Director: GEORGE HILL. Screenplay: Frances Marion and Marion Jackson. Based on the 1929 novel "Dark Star" by Lorna Moon. Photography: Harold Wenstrom. Film editor: Basil Wrangell. Art director: Cedric Gibbons. Wardrobe: Rene Hubert. Sound recording engineer: Douglas Shearer. Producers: George Hill, Harry Rapf.

Copyright 2 December 1930 by Metro-Goldwyn-Mayer Distributing Corp. New York opening at the Capitol, 21 November 1930. U.S. release: 29 November 1930. 7 reels. 6,200 feet. 69 minutes.

SYNOPSIS: Min runs a tough waterfront hotel.

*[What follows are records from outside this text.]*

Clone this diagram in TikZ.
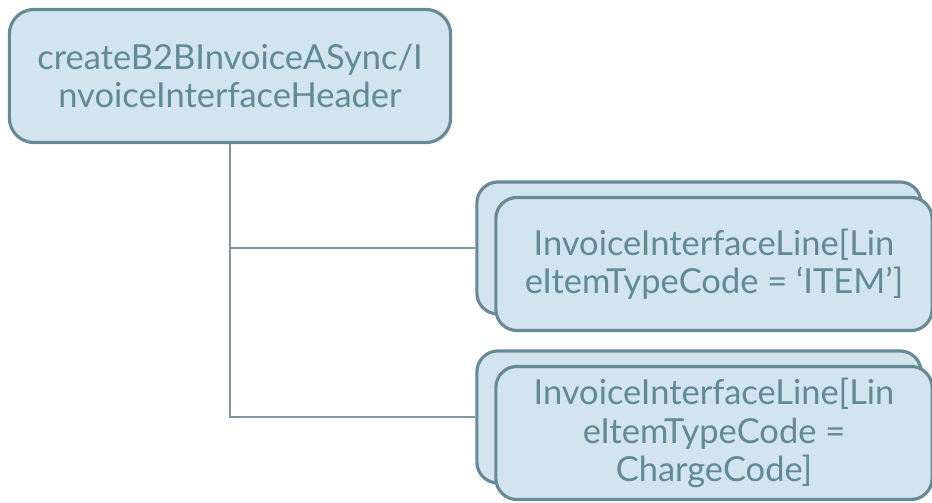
\documentclass[tikz,border=0pt]{standalone}
\usepackage{fontspec}
\setmainfont{Lato}
\usepackage{tikz}
\definecolor{boxfill}{RGB}{210,228,237}
\definecolor{boxedge}{RGB}{104,138,150}
\definecolor{boxtext}{RGB}{96,138,150}
\definecolor{linkline}{RGB}{122,150,160}

\begin{document}
\begin{tikzpicture}[x=0.01cm,y=-0.01cm,
  every node/.style={fill=boxfill,draw=boxedge,line width=0.9pt,text=boxtext,align=center,inner sep=0pt,font=\fontsize{9.8}{10.9}\selectfont},
  hdrbox/.style={rounded corners=7pt,minimum width=4.41cm,minimum height=1.33cm},
  backbox/.style={rounded corners=6pt,minimum width=4.44cm,minimum height=1.32cm},
  linebox/.style={rounded corners=6pt,minimum width=4.36cm,minimum height=1.33cm},
  link/.style={draw=linkline,line width=0.6pt}]
  \useasboundingbox (0,0) rectangle (932,503);

  % header
  \node[hdrbox] (hdr) at (230,76) {createB2BInvoiceASync/I\\nvoiceInterfaceHeader};

  % line boxes, each a stack of two
  \node[backbox] (itemback) at (699,248) {};
  \node[linebox] (item) at (714,264) {InvoiceInterfaceLine[Lin\\eItemTypeCode = ‘ITEM’]};
  \node[backbox] (chargeback) at (699,417) {};
  \node[linebox] (charge) at (714,433) {InvoiceInterfaceLine[Lin\\eItemTypeCode =\\ChargeCode]};

  \draw[link] (hdr.south) |- (itemback.west);
  \draw[link] (hdr.south) |- (chargeback.west);
\end{tikzpicture}
\end{document}
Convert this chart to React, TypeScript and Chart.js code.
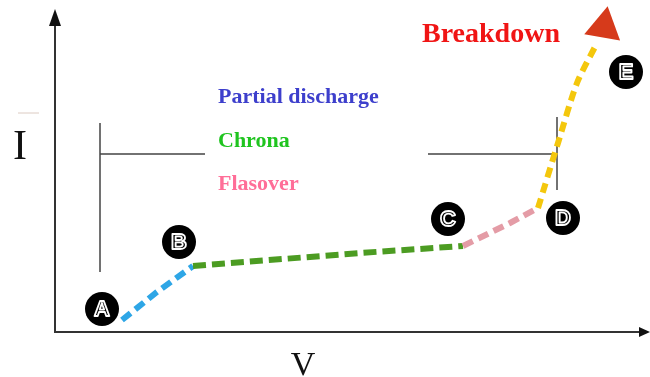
import { useEffect, useRef } from "react";
import { Chart, registerables } from "chart.js";

Chart.register(...registerables);

// Data space: V (horizontal) and I (vertical), axis origin at (0, 0)
const vMax = 595;
const iMax = 327;
const axisTopI = 323;

// Curve segments as [V, I] pairs
const partialDischarge: [number, number][] = [[67, 12], [102, 40], [138, 66]];
const chrona: [number, number][] = [[138, 66], [305, 79], [408, 86]];
const flasover: [number, number][] = [[408, 86], [455, 109], [483, 124]];
const breakdown: [number, number][] = [[483, 124], [503, 189], [522, 249], [542, 289]];
const arrowHead: [number, number][] = [[549, 305]];

// Marked stages
const stageNames = ["A", "B", "C", "D", "E"];
const stageV = [47, 124, 393, 508, 571];
const stageI = [23, 90, 113, 114, 260];

// Bracket guide lines (null separates pieces)
const bracketLines: ([number, number] | null)[] = [
  [45, 209], [45, 60], null,
  [45, 178], [150, 178], null,
  [373, 178], [502, 178], null,
  [502, 215], [502, 142],
];

// Text annotations
const noteTexts = ["Breakdown", "Partial discharge", "Chrona", "Flasover"];
const noteV = [367, 163, 163, 163];
const noteI = [290, 229, 185, 142];

const xTitle = "V";
const yTitle = "I";

const toPts = (arr: ([number, number] | null)[]) =>
  arr.map((p) => (p ? { x: p[0], y: p[1] } : { x: NaN, y: NaN }));

export default function App() {
  const ref = useRef<HTMLCanvasElement | null>(null);

  useEffect(() => {
    if (!ref.current) return;

    const overlay = {
      id: "overlay",
      beforeDatasetsDraw(chart: any) {
        const { ctx, scales } = chart;
        const x = scales.x;
        const y = scales.y;
        const ox = x.getPixelForValue(0);
        const oy = y.getPixelForValue(0);
        const topY = y.getPixelForValue(axisTopI);
        const rightX = x.getPixelForValue(vMax);
        ctx.save();
        ctx.strokeStyle = "#333";
        ctx.fillStyle = "#111";
        ctx.lineWidth = 2;
        ctx.beginPath();
        ctx.moveTo(ox, topY + 14);
        ctx.lineTo(ox, oy);
        ctx.lineTo(rightX - 9, oy);
        ctx.stroke();
        // y arrow
        ctx.beginPath();
        ctx.moveTo(ox, topY);
        ctx.lineTo(ox - 6, topY + 17);
        ctx.lineTo(ox + 6, topY + 17);
        ctx.closePath();
        ctx.fill();
        // x arrow
        ctx.beginPath();
        ctx.moveTo(rightX, oy);
        ctx.lineTo(rightX - 11, oy - 5);
        ctx.lineTo(rightX - 11, oy + 5);
        ctx.closePath();
        ctx.fill();

        // axis titles
        ctx.fillStyle = "#111";
        ctx.textAlign = "center";
        ctx.textBaseline = "alphabetic";
        ctx.font = "42px 'Liberation Serif'";
        ctx.fillText(yTitle, x.getPixelForValue(-35), y.getPixelForValue(173));
        ctx.font = "34px 'Liberation Serif'";
        ctx.fillText(xTitle, x.getPixelForValue(248), y.getPixelForValue(-43));
        // small mark above I
        ctx.strokeStyle = "#dccbc2";
        ctx.lineWidth = 1;
        ctx.beginPath();
        ctx.moveTo(x.getPixelForValue(-37) - 0, y.getPixelForValue(219));
        ctx.lineTo(x.getPixelForValue(-16), y.getPixelForValue(219));
        ctx.stroke();

        // notes
        const colors = ["#f01515", "#3d3fcc", "#1fc41f", "#ff6e98"];
        const fonts = [
          "bold 28px 'Liberation Serif'",
          "bold 22px 'Liberation Serif'",
          "bold 22px 'Liberation Serif'",
          "bold 22px 'Liberation Serif'",
        ];
        ctx.textAlign = "left";
        noteTexts.forEach((t, i) => {
          ctx.font = fonts[i];
          ctx.fillStyle = colors[i];
          ctx.fillText(t, x.getPixelForValue(noteV[i]), y.getPixelForValue(noteI[i]));
        });
        ctx.restore();
      },
      afterDatasetsDraw(chart: any) {
        const { ctx, scales } = chart;
        ctx.save();
        ctx.font = "bold 22px 'Liberation Sans'";
        ctx.textAlign = "center";
        ctx.textBaseline = "middle";
        ctx.strokeStyle = "#ffffff";
        ctx.lineWidth = 1.8;
        ctx.lineJoin = "round";
        stageNames.forEach((n, i) => {
          const px = scales.x.getPixelForValue(stageV[i]);
          const py = scales.y.getPixelForValue(stageI[i]);
          ctx.strokeText(n, px, py + 1);
        });
        ctx.restore();
      },
    };

    const segStyle = (color: string, dash: number[]) => ({
      type: "scatter" as const,
      showLine: true,
      borderColor: color,
      backgroundColor: color,
      borderWidth: 6,
      borderDash: dash,
      borderCapStyle: "butt" as const,
      pointRadius: 0,
      tension: 0,
    });

    const chart = new Chart(ref.current, {
      type: "scatter",
      data: {
        datasets: [
          {
            type: "scatter",
            data: stageV.map((v, i) => ({ x: v, y: stageI[i] })),
            pointRadius: 17,
            pointStyle: "circle",
            backgroundColor: "#000",
            borderColor: "#000",
            borderWidth: 0,
            showLine: false,
          },
          {
            type: "scatter",
            data: toPts(arrowHead),
            pointStyle: "triangle",
            pointRadius: 21,
            rotation: 10,
            backgroundColor: "#d63a1b",
            borderColor: "#d63a1b",
            borderWidth: 0,
            showLine: false,
          } as any,
          { ...segStyle("#f4c70c", [10, 6]), data: toPts(breakdown), tension: 0.25 },
          { ...segStyle("#e49ca6", [11, 6]), data: toPts(flasover) },
          { ...segStyle("#4c9c22", [13, 6]), data: toPts(chrona) },
          { ...segStyle("#2ea6e6", [11, 6]), data: toPts(partialDischarge) },
          {
            type: "scatter",
            showLine: true,
            spanGaps: false,
            data: toPts(bracketLines),
            borderColor: "#444",
            borderWidth: 1.5,
            pointRadius: 0,
          },
        ],
      },
      options: {
        animation: false,
        responsive: false,
        devicePixelRatio: 1,
        layout: { autoPadding: false, padding: { left: 55, top: 5, right: 0, bottom: 45 } },
        scales: {
          x: { type: "linear", min: 0, max: vMax, display: false },
          y: { type: "linear", min: 0, max: iMax, display: false },
        },
        plugins: { legend: { display: false }, tooltip: { enabled: false } },
      },
      plugins: [overlay],
    } as any);

    return () => chart.destroy();
  }, []);

  return (
    <div style={{ position: "absolute", left: 0, top: 0, width: 650, height: 377, background: "#fff" }}>
      <canvas ref={ref} width={650} height={377} />
    </div>
  );
}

She is in love with a fisherman, Bill, who does not altogether return her affections.

NOTES: Best Actress, Marie Dressler (defeating Marlene Dietrich in Morocco, Irene Dunne in Cimarron, Ann Harding in Holiday and Norma Shearer in A Free Soul).

Number 5 on the annual Film Daily poll of U.S. film critics. The number 1 top-grossing film of the year in the U.S. and Canada.

COMMENT: Marie Dressler has herself a royal old time pulling faces in "Min and Bill". Director George W. Hill indulges her persistent penchant for mugging with close-ups galore. But it must be admitted that despite all her strenuous efforts to chew up the scenery, she doesn't quite succeed. She remains steadfastly larger than life, yet still proportionately right for the exaggeratedly down-at-heels waterfront milieu in which she unexpectedly makes her stand for her highly individualistic brand of self-sacrifice and integrity.

The other players don't come anywhere near her, though Wallace Beery and Marjorie Rambeau both take good aim at matching Dressler's dramatics. It is undoubtedly Beery's more restrained portrayal that finds a readier acceptance with modern audiences, particularly as he is the victim in the film's wildest and most hilarious scene.

Actually, although he has more than a fair innings and is given almost as much of the lion's share of attention as Dressler, Beery really has a subsidiary role to both Dorothy Jordan and Marjorie Rambeau. The movie should actually be titled Min and Nancy. It is Dorothy Jordan not Beery who partners Dressler in the film's main burst of story (including the well-worked slapstick boat chase), while Rambeau almost completely usurps Beery in the later stages of the scenario and so brilliantly provides the shattering climax.

On the other hand, though Jordan appears adequate enough in the film's metamorphosis scenes, she seems a bit out of place (though she tries hard) as the kitchen slave.

George W. Hill (easily Metro's best director at this period) handles both the savage comedy and the no-tears dramatics with equal skill and finesse. As in his previous movie "The Big House", he shows himself a master of both atmosphere and action.

Other credits, including Harold Wenstrom's superb cinematography, and Cedric Gibbons' most uncharacteristically grimy art direction (as far removed from Metro glamour as it's possible to get) are likewise outstanding.